Growing Community At Home
In his hometown of Wilkes-Barre, Russin and friends have had a hand in starting a new venue after the last all-ages venue, Café Metropolis, closed down in September 2010. Nobody from the city showed any sympathy to the local arts community, Russin says. As is often the case with all-ages venues, even in large metropolitan areas across the nation, the city failed to realize the importance of providing a space for youth to congregate.
“There are venues if you want to call them that, but they are just bars that are having open mic nights. If you are a 13-year-old kid and trying to go see live music, it doesn’t make any sense to go there,” says Russin. “We just took the initiative because we realized that nobody else was going to.”
Russin and a few others opened up Redwood Arts Space, an all-ages venue modeled off of the famous Berkeley venue, Gilman St.

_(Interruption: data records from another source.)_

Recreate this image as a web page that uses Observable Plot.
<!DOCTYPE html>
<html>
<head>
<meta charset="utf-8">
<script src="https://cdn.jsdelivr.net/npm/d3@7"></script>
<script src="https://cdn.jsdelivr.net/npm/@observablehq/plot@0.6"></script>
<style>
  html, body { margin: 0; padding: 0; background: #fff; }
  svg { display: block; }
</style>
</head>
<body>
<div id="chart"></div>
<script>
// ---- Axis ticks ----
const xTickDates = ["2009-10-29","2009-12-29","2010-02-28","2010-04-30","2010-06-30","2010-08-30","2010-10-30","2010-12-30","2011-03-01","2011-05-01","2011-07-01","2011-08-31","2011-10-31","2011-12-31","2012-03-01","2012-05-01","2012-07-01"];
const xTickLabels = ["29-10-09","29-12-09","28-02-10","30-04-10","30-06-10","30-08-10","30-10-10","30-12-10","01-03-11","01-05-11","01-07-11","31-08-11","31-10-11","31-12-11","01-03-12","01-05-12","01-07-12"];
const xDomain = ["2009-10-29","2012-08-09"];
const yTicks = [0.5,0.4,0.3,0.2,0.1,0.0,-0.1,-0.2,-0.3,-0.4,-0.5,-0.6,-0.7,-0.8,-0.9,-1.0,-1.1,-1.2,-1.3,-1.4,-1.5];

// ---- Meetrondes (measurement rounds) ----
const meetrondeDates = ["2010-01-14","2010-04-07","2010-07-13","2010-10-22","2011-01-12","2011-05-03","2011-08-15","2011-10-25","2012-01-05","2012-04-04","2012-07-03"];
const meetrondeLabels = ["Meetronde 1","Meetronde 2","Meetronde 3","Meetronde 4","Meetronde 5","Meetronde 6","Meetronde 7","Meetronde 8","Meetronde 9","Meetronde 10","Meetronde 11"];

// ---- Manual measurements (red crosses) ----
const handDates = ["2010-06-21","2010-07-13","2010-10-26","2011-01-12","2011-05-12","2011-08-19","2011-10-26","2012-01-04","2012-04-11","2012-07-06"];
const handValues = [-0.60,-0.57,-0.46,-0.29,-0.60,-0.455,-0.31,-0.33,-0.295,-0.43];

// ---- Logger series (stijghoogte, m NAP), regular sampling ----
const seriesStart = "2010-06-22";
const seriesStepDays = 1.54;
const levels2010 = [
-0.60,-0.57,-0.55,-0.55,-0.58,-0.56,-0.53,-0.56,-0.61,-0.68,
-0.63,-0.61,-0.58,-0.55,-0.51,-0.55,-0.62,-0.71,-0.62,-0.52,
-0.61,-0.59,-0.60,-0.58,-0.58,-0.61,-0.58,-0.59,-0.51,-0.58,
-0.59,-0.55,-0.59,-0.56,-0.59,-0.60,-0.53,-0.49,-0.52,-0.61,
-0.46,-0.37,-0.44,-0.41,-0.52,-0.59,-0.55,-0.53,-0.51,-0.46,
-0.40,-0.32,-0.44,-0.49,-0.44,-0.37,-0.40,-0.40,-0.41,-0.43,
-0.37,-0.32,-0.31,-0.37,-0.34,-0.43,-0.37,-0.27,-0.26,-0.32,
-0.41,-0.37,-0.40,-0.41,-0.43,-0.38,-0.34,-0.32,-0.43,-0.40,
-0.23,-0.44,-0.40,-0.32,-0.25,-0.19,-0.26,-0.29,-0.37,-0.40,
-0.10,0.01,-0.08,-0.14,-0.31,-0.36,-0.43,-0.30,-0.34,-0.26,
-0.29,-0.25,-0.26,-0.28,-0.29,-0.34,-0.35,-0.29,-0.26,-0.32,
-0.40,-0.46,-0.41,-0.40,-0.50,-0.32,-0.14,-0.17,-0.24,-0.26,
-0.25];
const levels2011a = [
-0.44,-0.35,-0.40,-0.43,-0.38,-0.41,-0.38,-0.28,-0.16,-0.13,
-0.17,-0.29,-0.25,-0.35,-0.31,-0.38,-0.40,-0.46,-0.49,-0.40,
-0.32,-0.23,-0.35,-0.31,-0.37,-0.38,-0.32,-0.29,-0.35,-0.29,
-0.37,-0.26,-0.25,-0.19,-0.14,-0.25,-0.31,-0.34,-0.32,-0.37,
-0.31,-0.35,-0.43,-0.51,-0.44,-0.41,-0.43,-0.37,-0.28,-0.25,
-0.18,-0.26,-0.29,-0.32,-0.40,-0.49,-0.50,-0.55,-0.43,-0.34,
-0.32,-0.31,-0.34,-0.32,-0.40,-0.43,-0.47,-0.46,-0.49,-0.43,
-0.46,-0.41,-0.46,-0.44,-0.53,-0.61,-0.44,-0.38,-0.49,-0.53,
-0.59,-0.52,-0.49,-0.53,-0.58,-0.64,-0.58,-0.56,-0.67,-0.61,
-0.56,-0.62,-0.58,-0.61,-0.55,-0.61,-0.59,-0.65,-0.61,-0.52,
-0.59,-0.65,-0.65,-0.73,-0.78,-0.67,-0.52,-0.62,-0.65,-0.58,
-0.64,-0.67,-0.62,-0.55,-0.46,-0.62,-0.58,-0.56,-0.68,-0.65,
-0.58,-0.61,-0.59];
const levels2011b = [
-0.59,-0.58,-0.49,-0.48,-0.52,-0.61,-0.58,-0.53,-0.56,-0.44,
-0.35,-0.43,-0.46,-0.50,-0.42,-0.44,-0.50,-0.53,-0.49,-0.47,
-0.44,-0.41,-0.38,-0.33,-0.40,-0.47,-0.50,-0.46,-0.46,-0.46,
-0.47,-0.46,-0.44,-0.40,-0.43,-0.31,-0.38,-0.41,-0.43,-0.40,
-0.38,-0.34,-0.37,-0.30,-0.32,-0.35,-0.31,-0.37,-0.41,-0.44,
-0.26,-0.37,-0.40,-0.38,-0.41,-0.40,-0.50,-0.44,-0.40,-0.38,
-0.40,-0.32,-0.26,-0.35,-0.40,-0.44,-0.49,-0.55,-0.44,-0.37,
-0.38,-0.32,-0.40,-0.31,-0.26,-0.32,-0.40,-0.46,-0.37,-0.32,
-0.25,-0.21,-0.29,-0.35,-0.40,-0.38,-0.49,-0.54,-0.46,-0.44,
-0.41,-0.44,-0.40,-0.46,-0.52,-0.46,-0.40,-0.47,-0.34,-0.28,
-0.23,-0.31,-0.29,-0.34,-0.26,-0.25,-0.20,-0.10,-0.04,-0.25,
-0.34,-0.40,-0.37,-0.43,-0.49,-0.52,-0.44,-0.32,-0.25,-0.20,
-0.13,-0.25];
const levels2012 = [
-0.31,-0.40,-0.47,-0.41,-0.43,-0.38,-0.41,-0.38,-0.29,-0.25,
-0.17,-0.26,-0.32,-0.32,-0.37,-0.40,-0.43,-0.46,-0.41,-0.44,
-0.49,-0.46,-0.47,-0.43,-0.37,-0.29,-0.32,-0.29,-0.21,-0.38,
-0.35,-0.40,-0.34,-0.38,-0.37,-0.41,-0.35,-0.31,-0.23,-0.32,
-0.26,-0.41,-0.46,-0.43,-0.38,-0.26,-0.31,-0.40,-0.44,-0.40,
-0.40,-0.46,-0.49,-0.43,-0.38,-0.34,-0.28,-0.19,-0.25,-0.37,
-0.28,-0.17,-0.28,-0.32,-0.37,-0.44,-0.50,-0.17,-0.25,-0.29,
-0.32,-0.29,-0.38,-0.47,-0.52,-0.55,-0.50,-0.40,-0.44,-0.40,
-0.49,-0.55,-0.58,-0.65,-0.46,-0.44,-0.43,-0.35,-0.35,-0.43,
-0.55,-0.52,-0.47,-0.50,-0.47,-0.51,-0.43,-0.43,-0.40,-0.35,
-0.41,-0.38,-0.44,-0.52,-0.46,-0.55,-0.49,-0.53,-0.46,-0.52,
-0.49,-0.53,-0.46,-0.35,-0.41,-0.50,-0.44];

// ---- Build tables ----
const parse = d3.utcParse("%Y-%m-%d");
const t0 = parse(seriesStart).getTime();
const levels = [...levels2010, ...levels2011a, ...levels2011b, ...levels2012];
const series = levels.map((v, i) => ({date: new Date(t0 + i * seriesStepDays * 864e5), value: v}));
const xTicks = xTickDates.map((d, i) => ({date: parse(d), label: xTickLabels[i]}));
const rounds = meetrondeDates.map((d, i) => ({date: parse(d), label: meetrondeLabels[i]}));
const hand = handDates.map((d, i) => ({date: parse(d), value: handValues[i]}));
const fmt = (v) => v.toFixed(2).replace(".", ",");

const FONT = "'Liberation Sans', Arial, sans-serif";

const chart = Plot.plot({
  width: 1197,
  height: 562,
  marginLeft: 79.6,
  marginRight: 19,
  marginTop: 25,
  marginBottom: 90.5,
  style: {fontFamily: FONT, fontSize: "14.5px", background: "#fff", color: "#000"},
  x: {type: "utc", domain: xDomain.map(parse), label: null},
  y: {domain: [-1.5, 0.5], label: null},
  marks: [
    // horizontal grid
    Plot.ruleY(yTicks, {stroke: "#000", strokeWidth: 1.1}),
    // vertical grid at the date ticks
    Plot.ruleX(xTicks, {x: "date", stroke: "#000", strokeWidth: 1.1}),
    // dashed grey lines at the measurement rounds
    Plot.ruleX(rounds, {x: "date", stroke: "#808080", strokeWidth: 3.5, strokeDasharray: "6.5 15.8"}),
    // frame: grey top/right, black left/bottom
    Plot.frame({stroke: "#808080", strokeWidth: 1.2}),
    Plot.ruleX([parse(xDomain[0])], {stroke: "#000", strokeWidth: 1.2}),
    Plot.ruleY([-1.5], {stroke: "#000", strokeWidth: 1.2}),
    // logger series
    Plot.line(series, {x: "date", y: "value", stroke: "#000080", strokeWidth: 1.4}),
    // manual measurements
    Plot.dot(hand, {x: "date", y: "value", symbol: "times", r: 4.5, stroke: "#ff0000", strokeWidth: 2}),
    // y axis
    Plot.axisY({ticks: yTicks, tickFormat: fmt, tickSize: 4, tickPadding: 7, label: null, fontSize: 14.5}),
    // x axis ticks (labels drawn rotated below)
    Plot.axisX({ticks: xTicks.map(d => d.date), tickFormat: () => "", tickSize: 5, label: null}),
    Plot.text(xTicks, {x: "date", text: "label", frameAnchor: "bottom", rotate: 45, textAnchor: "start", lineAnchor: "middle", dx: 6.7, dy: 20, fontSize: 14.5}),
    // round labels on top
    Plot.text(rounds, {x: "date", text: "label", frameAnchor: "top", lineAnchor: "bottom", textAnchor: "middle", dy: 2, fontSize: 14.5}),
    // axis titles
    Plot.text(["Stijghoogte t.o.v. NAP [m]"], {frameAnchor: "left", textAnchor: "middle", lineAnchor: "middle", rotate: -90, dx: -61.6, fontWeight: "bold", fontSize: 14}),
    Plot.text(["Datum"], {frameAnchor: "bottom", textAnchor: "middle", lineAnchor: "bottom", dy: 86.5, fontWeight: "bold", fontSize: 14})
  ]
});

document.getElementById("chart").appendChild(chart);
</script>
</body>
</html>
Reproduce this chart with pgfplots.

They poured their own money into the venue, painted it, and installed the PA system to give youth in Wilkes-Barre a place to go and bands a place to play.
“When we were growing up that was the most important thing for us,” Russin recalls. “We are just trying to carry that tradition. I’m really proud of where we’re from and what is going on.”
Right now, Title Fight appear to be proudly carrying the banner of the only non-hardcore band that hardcore kids adore, serving a role similar to that of Lifetime and Jawbreaker in the ’80s and ’90s. Much of this adoration comes from the DIY approach that Title Fight bring to the table, but the band also play a brand of hardcore that speaks well to the special misfits segment of the population that listens.
Russin grew up in a small down removed from standard tour routing, and does not take anything he’s given for granted. As someone who has participated in a non-mainstream arts scene for most of his life, he realizes how crucial a vibrant arts scene is to an entire community.
“Not everybody wants to go play football, and not everybody wants to go to a bar and get drunk,” Russin says. “I don’t see why you don’t help to give kids and adults an opportunity to have another positive outlet. I think it is really important. That is why we had no problem funding the venue, and supporting the venue, and booking shows. Because I think it is such a crucial asset to a community. And I hope other people feel the same way about it and continue to support it, too.”